For a corporation to lend a shareholder money for a vehicle and not have to worry about section 15(2), a number of conditions must be met:
- The shareholder needs to be an employee.
- The shareholder must demonstrate that the loan was given because of his role as an employee.
- There must be a legitimate repayment plan with a reasonable period of time.
The first and third points are generally easy to satisfy. To be an employee you need to be paid as an employee of the company. That means taking a salary. It is also easy to set up a repayment plan that is consistent with any loan you would get on the open market.

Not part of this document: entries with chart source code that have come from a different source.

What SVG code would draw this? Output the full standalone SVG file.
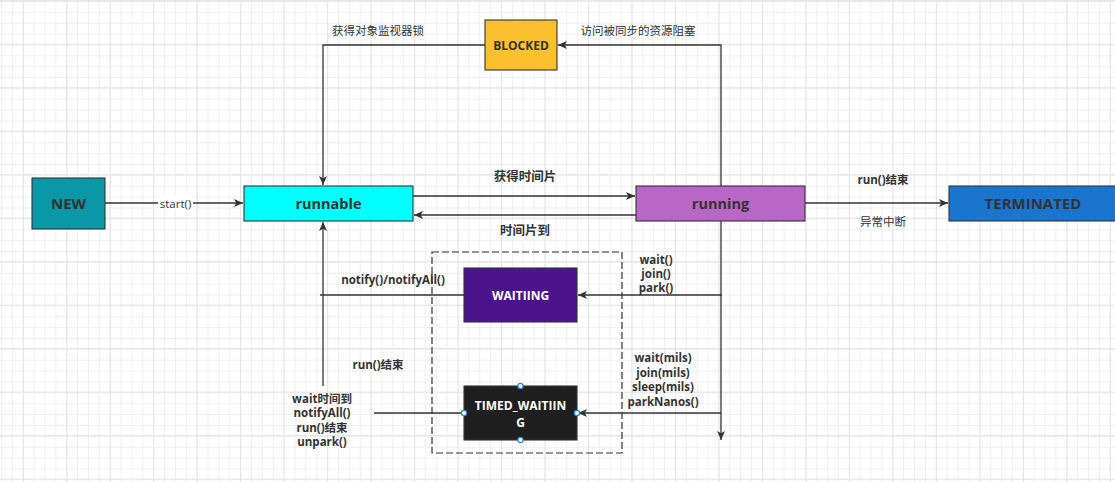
<svg xmlns="http://www.w3.org/2000/svg" width="1115" height="482" viewBox="0 0 1115 482">
<defs>
<style>
.node{stroke:#333;stroke-width:1.1}
.edge{fill:none;stroke:#333;stroke-width:1.3}
.nl{font-family:"Open Sans","Noto Sans CJK SC",sans-serif;font-weight:700;text-anchor:middle;fill:#333}
.wl{fill:#fff}
.el{font-family:"Open Sans","Noto Sans CJK SC",sans-serif;font-size:11.5px;text-anchor:middle;fill:#333}
.b{font-weight:700}
.big{font-size:12.5px}
.handle{fill:#fff;stroke:#2a86e8;stroke-width:1.2}
</style>
<pattern id="gmin" patternUnits="userSpaceOnUse" x="1" y="1" width="10.87" height="10.87">
<path d="M0 0.5H10.87M0.5 0V10.87" stroke="#efefef" stroke-width="1" fill="none"/>
</pattern>
<pattern id="gmaj" patternUnits="userSpaceOnUse" x="22.8" y="0.3" width="43.48" height="43.48">
<path d="M0 0.5H43.48M0.5 0V43.48" stroke="#e4e4e4" stroke-width="1" fill="none"/>
</pattern>
<marker id="arr" markerUnits="userSpaceOnUse" markerWidth="12" markerHeight="10" refX="9" refY="4" orient="auto">
<path d="M0,0 L9,4 L0,8 L2.2,4 Z" fill="#333"/>
</marker>
</defs>
<rect width="1115" height="482" fill="#fff"/>
<rect width="1115" height="482" fill="url(#gmin)"/>
<rect width="1115" height="482" fill="url(#gmaj)"/>
<rect width="1115" height="2" fill="#e8e8e8"/>

<g id="container">
<rect x="432" y="252" width="190" height="201" fill="none" stroke="#333" stroke-width="1.2" stroke-dasharray="7 3"/>
</g>

<g id="connectors">
<path class="edge" d="M105 203H243" marker-end="url(#arr)"/>
<path class="edge" d="M413 196H635" marker-end="url(#arr)"/>
<path class="edge" d="M636 215H414" marker-end="url(#arr)"/>
<path class="edge" d="M805 203H948" marker-end="url(#arr)"/>
<path class="edge" d="M721 186V45H558" marker-end="url(#arr)"/>
<path class="edge" d="M485 45H323V185" marker-end="url(#arr)"/>
<path class="edge" d="M721 221V440" marker-end="url(#arr)"/>
<path class="edge" d="M722 295H578" marker-end="url(#arr)"/>
<path class="edge" d="M721 413H578" marker-end="url(#arr)"/>
<path class="edge" d="M464 295H320"/>
<path class="edge" d="M323 386V222" marker-end="url(#arr)"/>
<path class="edge" d="M464 413H374"/>
</g>

<g id="edge-labels">
<rect x="158" y="196" width="35" height="14" fill="#fff"/>
<text class="el" x="175.5" y="207.5">start()</text>
<text class="el" x="378" y="35">获得对象监视器锁</text>
<text class="el" x="638" y="35">访问被同步的资源阻塞</text>
<text class="el b big" x="525" y="180.5">获得时间片</text>
<text class="el b big" x="525" y="234.5">时间片到</text>
<text class="el b" x="883" y="184">run()结束</text>
<text class="el" x="883" y="226">异常中断</text>
<text class="el b" x="393" y="284">notify()/notifyAll()</text>
<text class="el b" x="656" y="264">wait()</text>
<text class="el b" x="656" y="278">join()</text>
<text class="el b" x="656" y="292">park()</text>
<text class="el b" x="663" y="362">wait(mils)</text>
<text class="el b" x="663" y="377">join(mils)</text>
<text class="el b" x="663" y="391">sleep(mils)</text>
<text class="el b" x="663" y="406">parkNanos()</text>
<text class="el b" x="378" y="369">run()结束</text>
<text class="el b" x="322" y="403">wait时间到</text>
<text class="el b" x="322" y="417">notifyAll()</text>
<text class="el b" x="322" y="432">run()结束</text>
<text class="el b" x="322" y="446">unpark()</text>
</g>

<g id="NEW">
<rect class="node" x="32" y="178" width="73" height="51" fill="#0A97A6"/>
<text class="nl" x="68.5" y="209" font-size="15">NEW</text>
</g>
<g id="runnable">
<rect class="node" x="244" y="186" width="169" height="35" fill="#00FFFF"/>
<text class="nl" x="328.5" y="209" font-size="14.5">runnable</text>
</g>
<g id="running">
<rect class="node" x="636" y="186" width="169" height="35" fill="#B967C7"/>
<text class="nl" x="720.5" y="209" font-size="14.5">running</text>
</g>
<g id="TERMINATED">
<rect class="node" x="949" y="186" width="175" height="35" fill="#1A75CF"/>
<text class="nl" x="1033" y="209" font-size="15">TERMINATED</text>
</g>
<g id="BLOCKED">
<rect class="node" x="485" y="20" width="72" height="50" fill="#FBC02D"/>
<text class="nl" x="521" y="49.5" font-size="12">BLOCKED</text>
</g>
<g id="WAITIING">
<rect class="node" x="464" y="268" width="113" height="54" fill="#4A148C"/>
<text class="nl wl" x="520.5" y="299.5" font-size="12">WAITIING</text>
</g>
<g id="TIMED_WAITIING">
<rect class="node" x="464" y="386" width="113" height="54" fill="#1F1F1F"/>
<text class="nl wl" x="520.5" y="410" font-size="12">TIMED_WAITIIN</text>
<text class="nl wl" x="520.5" y="426.5" font-size="12">G</text>
<circle class="handle" cx="520.5" cy="386" r="2.6"/>
<circle class="handle" cx="464" cy="413" r="2.6"/>
<circle class="handle" cx="577" cy="413" r="2.6"/>
<circle class="handle" cx="520.5" cy="440" r="2.6"/>
</g>
</svg>
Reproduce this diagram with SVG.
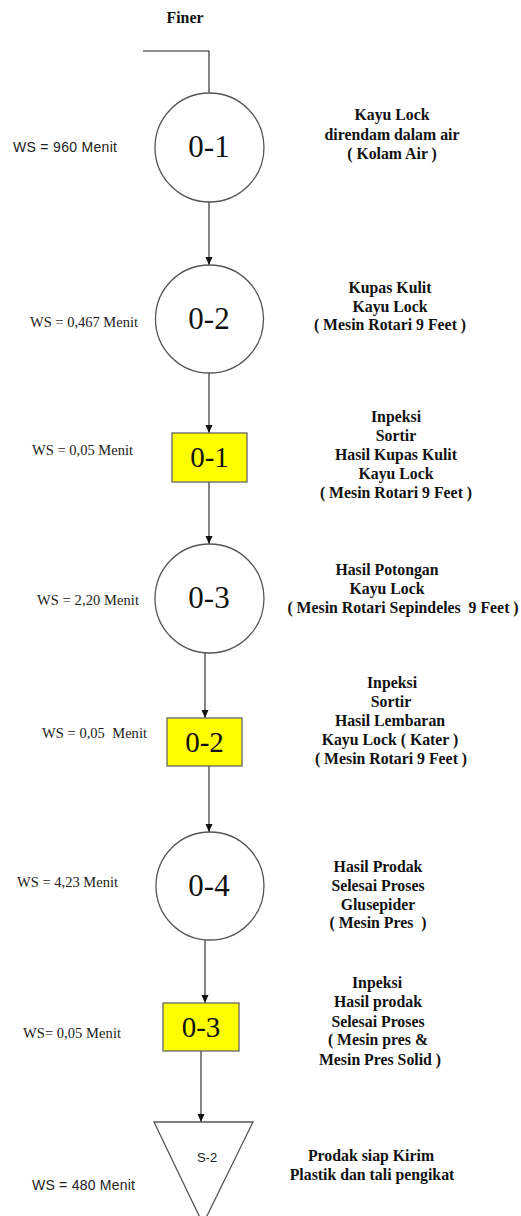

It is the second point that is going to be difficult to satisfy. Basically, you have to demonstrate that you as an employee received this loan, not you as a shareholder. If you do not make similar loans to other employees then you are not going to meet this condition. Likewise, if you grant yourself a $50,000 loan but only grant loans to employees of $10,000 then you are clearly being lent the money because of your position as a shareholder. Even if you do meet all three conditions you may still have to convince CRA which may be more trouble than it is worth. The risk of appearing to be lending to a shareholder (which is restricted due to section 15(2)) rather than to an employee which is generally allowed is usually high enough that shareholders avoid making loans to themselves.
If a shareholder needs a car then there are alternative approaches that will allow the corporation to pay for the expense using pre tax profits, such as allowances or buying the car itself as a corporate asset.